Formula lunch:  two courses 28€; three courses 35€.  Plus a la carte.  At dinner, 62€ with three wines, 80€. Or a la carte.


As promised, we returned on our next trip for dinner. Every seat filled by middle-aged French (from the upper middle class residential neighborhood?)

Marinated salmon served elegantly, with unusual accompaniments. Lobster pate, both top notch. Lotte (monkfish) over lentils, quenelle de brochet. Both impeccable.

Modern, clean space lacks warm touches, but food and genuinely caring service more than compensate. A very carefully thought out and well executed meal at a fair price.

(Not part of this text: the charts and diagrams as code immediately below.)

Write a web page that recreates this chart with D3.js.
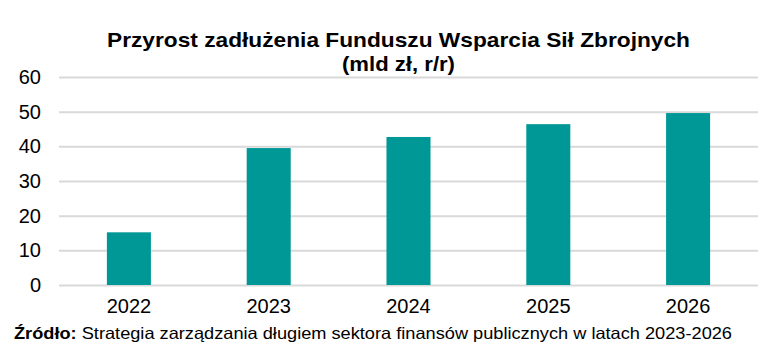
<!DOCTYPE html>
<html>
<head>
<meta charset="utf-8">
<script src="https://cdn.jsdelivr.net/npm/d3@7"></script>
<style>
  body { margin: 0; background: #fff; }
  svg { font-family: "Liberation Sans", Arial, sans-serif; }
</style>
</head>
<body>
<div id="chart"></div>
<script>
// dane z wykresu (mld zł, r/r)
const years = ["2022", "2023", "2024", "2025", "2026"];
const values = [15.2, 39.5, 42.7, 46.4, 49.6];
const yTicks = [0, 10, 20, 30, 40, 50, 60];

const width = 777;
const height = 351;
const margin = {top: 77, right: 19, bottom: 66, left: 59};

const svg = d3.select("#chart")
    .append("svg")
    .attr("width", width)
    .attr("height", height);

const x = d3.scaleBand()
    .domain(years)
    .range([margin.left, width - margin.right])
    .paddingInner(0.685)
    .paddingOuter(0.3425);

const y = d3.scaleLinear()
    .domain([0, 60])
    .range([height - margin.bottom, margin.top]);

// gridlines
svg.append("g")
    .attr("transform", `translate(${margin.left},0)`)
    .call(d3.axisLeft(y).tickValues(yTicks).tickSize(-(width - margin.left - margin.right)).tickFormat(""))
    .call(g => g.select(".domain").remove())
    .call(g => g.selectAll("line").attr("stroke", "#d9d9d9").attr("stroke-width", 2));

// y labels
svg.append("g")
    .attr("transform", `translate(${margin.left - 18},0)`)
    .call(d3.axisLeft(y).tickValues(yTicks).tickSize(0).tickPadding(0))
    .call(g => g.select(".domain").remove())
    .call(g => g.selectAll("text").attr("font-size", 20).attr("fill", "#000")
        .attr("font-family", "Liberation Sans, Arial, sans-serif"));

// bars
svg.append("g")
    .selectAll("rect")
    .data(values)
    .join("rect")
    .attr("x", (d, i) => x(years[i]))
    .attr("y", d => y(d))
    .attr("width", x.bandwidth())
    .attr("height", d => y(0) - y(d))
    .attr("fill", "#009896");

// x labels
svg.append("g")
    .attr("transform", `translate(0,${height - margin.bottom + 14})`)
    .call(d3.axisBottom(x).tickSize(0).tickPadding(0))
    .call(g => g.select(".domain").remove())
    .call(g => g.selectAll("text").attr("font-size", 20).attr("fill", "#000")
        .attr("font-family", "Liberation Sans, Arial, sans-serif"));

// title
const title = svg.append("text")
    .attr("text-anchor", "middle")
    .attr("font-weight", "bold")
    .attr("font-size", 20.5)
    .attr("fill", "#000");
title.append("tspan").attr("x", 398.5).attr("y", 47)
    .attr("textLength", 583).attr("lengthAdjust", "spacingAndGlyphs")
    .text("Przyrost zadłużenia Funduszu Wsparcia Sił Zbrojnych");
title.append("tspan").attr("x", 398.5).attr("y", 71)
    .attr("textLength", 113).attr("lengthAdjust", "spacingAndGlyphs")
    .text("(mld zł, r/r)");

// source
const src = svg.append("text")
    .attr("x", 14)
    .attr("y", 339)
    .attr("font-size", 16.5)
    .attr("fill", "#000")
    .attr("textLength", 718)
    .attr("lengthAdjust", "spacingAndGlyphs");
src.append("tspan").attr("font-weight", "bold").text("Źródło:");
src.append("tspan").text(" Strategia zarządzania długiem sektora finansów publicznych w latach 2023-2026");
</script>
</body>
</html>
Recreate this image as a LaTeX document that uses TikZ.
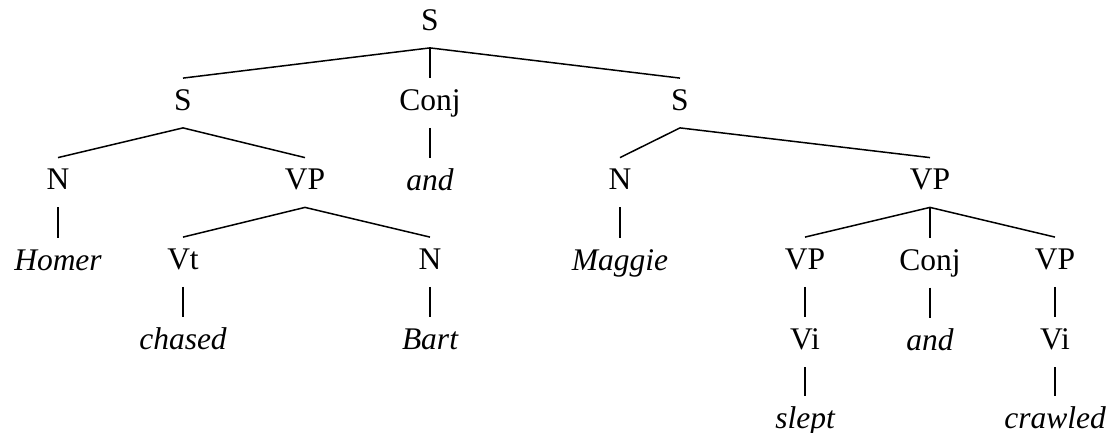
\documentclass[tikz,border=0pt]{standalone}
\usepackage{fontspec}
\setmainfont{Liberation Serif}
\usetikzlibrary{positioning}
\tikzstyle{cat} = [inner sep=0pt, text height=16pt, text depth=8.5pt, font=\fontsize{15.75}{19}\selectfont]
\tikzstyle{word} = [cat, font=\fontsize{15.75}{19}\selectfont\itshape]
\tikzstyle{branch} = [line width=0.75pt]

\begin{document}
\begin{tikzpicture}[x=0.5pt, y=-0.5pt, node distance=15.25pt]
	\useasboundingbox (0,0) rectangle (1110,433);
	% top two levels
	\node (s) [cat, anchor=base] at (430,30.5) {S};
	\node (s1) [cat, anchor=base] at (183,110.5) {S};
	\node (conj1) [cat, anchor=base] at (430,110.5) {Conj};
	\node (s2) [cat, anchor=base] at (680,110.5) {S};
	% left clause
	\node (n1) [cat, anchor=base] at (58,190) {N};
	\node (vp1) [cat, anchor=base] at (305,190) {VP};
	\node (homer) [word, below=of n1] {Homer};
	\node (vt) [cat, anchor=base] at (183,269.5) {Vt};
	\node (n3) [cat, anchor=base] at (430,269.5) {N};
	\node (chased) [word, below=of vt] {chased};
	\node (bart) [word, below=of n3] {Bart};
	% conjunction
	\node (and1) [word, below=of conj1] {and};
	% right clause
	\node (n2) [cat, anchor=base] at (620,190) {N};
	\node (vp2) [cat, anchor=base] at (930,190) {VP};
	\node (maggie) [word, below=of n2] {Maggie};
	\node (vp3) [cat, anchor=base] at (805,269.5) {VP};
	\node (conj2) [cat, below=of vp2] {Conj};
	\node (vp4) [cat, anchor=base] at (1055,269.5) {VP};
	\node (vi1) [cat, below=of vp3] {Vi};
	\node (and2) [word, below=of conj2] {and};
	\node (vi2) [cat, below=of vp4] {Vi};
	\node (slept) [word, below=14.5pt of vi1] {slept};
	\node (crawled) [word, below=14.5pt of vi2] {crawled};

	\foreach \a/\b in {s/s1, s/conj1, s/s2, s1/n1, s1/vp1, conj1/and1, s2/n2, s2/vp2,
		n1/homer, vp1/vt, vp1/n3, vt/chased, n3/bart, n2/maggie,
		vp2/vp3, vp2/conj2, vp2/vp4, vp3/vi1, conj2/and2, vp4/vi2, vi1/slept, vi2/crawled}
		\draw [branch] (\a.south) -- (\b.north);
\end{tikzpicture}
\end{document}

A la carte with 49€ wine, 164€ for 2.

(2x) (2017-2018)

 

(Photo from “Trip Advisor”)

Assiette (L’)

181, rue du Château (14)
Tel: 01-43-22-64-86

AMBIANCE/DÉCOR

Far out on the Left Bank, but worth the trip. A medium sized, comfortable room with a semi-open kitchen. A serious staff, serious about cooking. Very good restaurant worth the trek.

FOOD

A la carte menu with five or six choices in each category. One specialty: cassoulet. The best ever. Ditto the desserts, both crème caramel and tarte tatin; unusual, distinguished. Serious wines.

SERVICE

Intelligent, helpful. One of two waiters reviews the menu without being asked, in French or English.

PRICE

A la carte, but .reasonable. A wide range in wine pricing, including some at the lower end. An emphasis on dessert wines to complete the meal. Also formula lunch, 23€

(3x) (2011 – 2016)

Astier

44, rue Jean-Pierre Timbaud (11)
Tel: 01-43-57-16-35

AMBIANCE/DÉCOR

Old bistro under new owners. Young, international crowd; many foreigners. Highlight of formula meal: large cheese tray brought to the table. Keep it as long as you want! Very welcoming. Open Sundays. Great bistro look but with so many alternatives (except on Sundays), no longer the favorite it once was.

FOOD

Fair/good, but no better; limited menu, plus daily specials. Desserts a low point. Broad wine list across all price ranges.

SERVICE

Friendly, quick. Professional

PRICE

Low/formula 39€ plus a la carte. (Make sure you are not charged a la carte for formula meal.)